Other practices to ensure the marketing message was clear in the final publication included omission of negative results, usually in secondary outcome measures that had not been specified in the protocol, or inflating the importance of secondary outcome measures if they were positive when the primary measure was not.
Given how much of what passes for medical research is performed by drug companies, and how much of medical education revolves around pharmaceuticals, the adulteration of research is profoundly disturbing. We’re rolling back the underpinnings of medicine to the days when quackery reigned, except this time, with the authority of the medical profession and the mysticism of science behind it.
So to summarize, the marketers would control the statistical analyses, promoting multiple analyses to attempt to come up with the “right” result that would support the marketing message (although the more kinds of analyses one tries, the more likely one is likely to come up with false results by chance alone).
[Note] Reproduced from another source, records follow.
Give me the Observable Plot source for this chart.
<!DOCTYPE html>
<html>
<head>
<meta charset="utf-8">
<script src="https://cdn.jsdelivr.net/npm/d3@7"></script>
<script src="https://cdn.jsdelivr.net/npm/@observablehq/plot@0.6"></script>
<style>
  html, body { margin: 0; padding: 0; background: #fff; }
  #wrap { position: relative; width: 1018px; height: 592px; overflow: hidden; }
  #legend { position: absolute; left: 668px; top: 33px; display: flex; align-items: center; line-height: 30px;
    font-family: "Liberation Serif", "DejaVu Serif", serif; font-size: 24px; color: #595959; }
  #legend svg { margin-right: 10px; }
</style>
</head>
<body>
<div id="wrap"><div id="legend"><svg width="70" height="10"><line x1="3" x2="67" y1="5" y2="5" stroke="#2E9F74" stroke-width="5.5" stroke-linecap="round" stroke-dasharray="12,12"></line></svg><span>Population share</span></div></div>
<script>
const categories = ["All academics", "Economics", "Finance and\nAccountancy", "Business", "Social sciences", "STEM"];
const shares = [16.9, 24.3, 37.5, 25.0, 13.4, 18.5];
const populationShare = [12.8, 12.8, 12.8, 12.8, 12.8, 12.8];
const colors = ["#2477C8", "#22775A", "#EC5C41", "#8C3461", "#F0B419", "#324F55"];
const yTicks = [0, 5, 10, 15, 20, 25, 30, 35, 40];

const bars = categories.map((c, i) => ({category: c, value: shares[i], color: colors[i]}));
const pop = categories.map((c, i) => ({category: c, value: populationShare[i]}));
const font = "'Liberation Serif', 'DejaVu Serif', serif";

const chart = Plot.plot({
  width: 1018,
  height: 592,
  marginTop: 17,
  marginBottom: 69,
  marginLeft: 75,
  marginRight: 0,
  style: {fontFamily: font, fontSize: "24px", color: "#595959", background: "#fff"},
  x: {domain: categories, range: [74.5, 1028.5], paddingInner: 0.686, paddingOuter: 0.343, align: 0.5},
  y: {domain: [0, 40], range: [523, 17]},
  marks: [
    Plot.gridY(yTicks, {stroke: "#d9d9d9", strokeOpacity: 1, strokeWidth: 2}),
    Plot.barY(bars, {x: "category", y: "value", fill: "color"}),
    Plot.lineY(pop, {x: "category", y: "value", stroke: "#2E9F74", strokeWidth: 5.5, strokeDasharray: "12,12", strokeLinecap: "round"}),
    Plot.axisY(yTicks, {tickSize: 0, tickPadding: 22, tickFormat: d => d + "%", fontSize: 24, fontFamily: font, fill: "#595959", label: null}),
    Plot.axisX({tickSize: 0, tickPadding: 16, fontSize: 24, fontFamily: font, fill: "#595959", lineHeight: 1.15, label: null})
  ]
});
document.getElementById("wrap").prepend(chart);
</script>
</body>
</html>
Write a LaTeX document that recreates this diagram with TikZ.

Presumably the marketers did not care whether or not the results were really true, which is perhaps why even they felt “uncomfortable” in some circumstances.
They would also foster the suppression of negative results, and the dredging of data for extra outcome measures when analysis showed no advantage in terms of the real primary outcomes. Suppression of negative results could be viewed as plain lying. Deliberate analysis of multiple end-points again risks identifying random error as true results.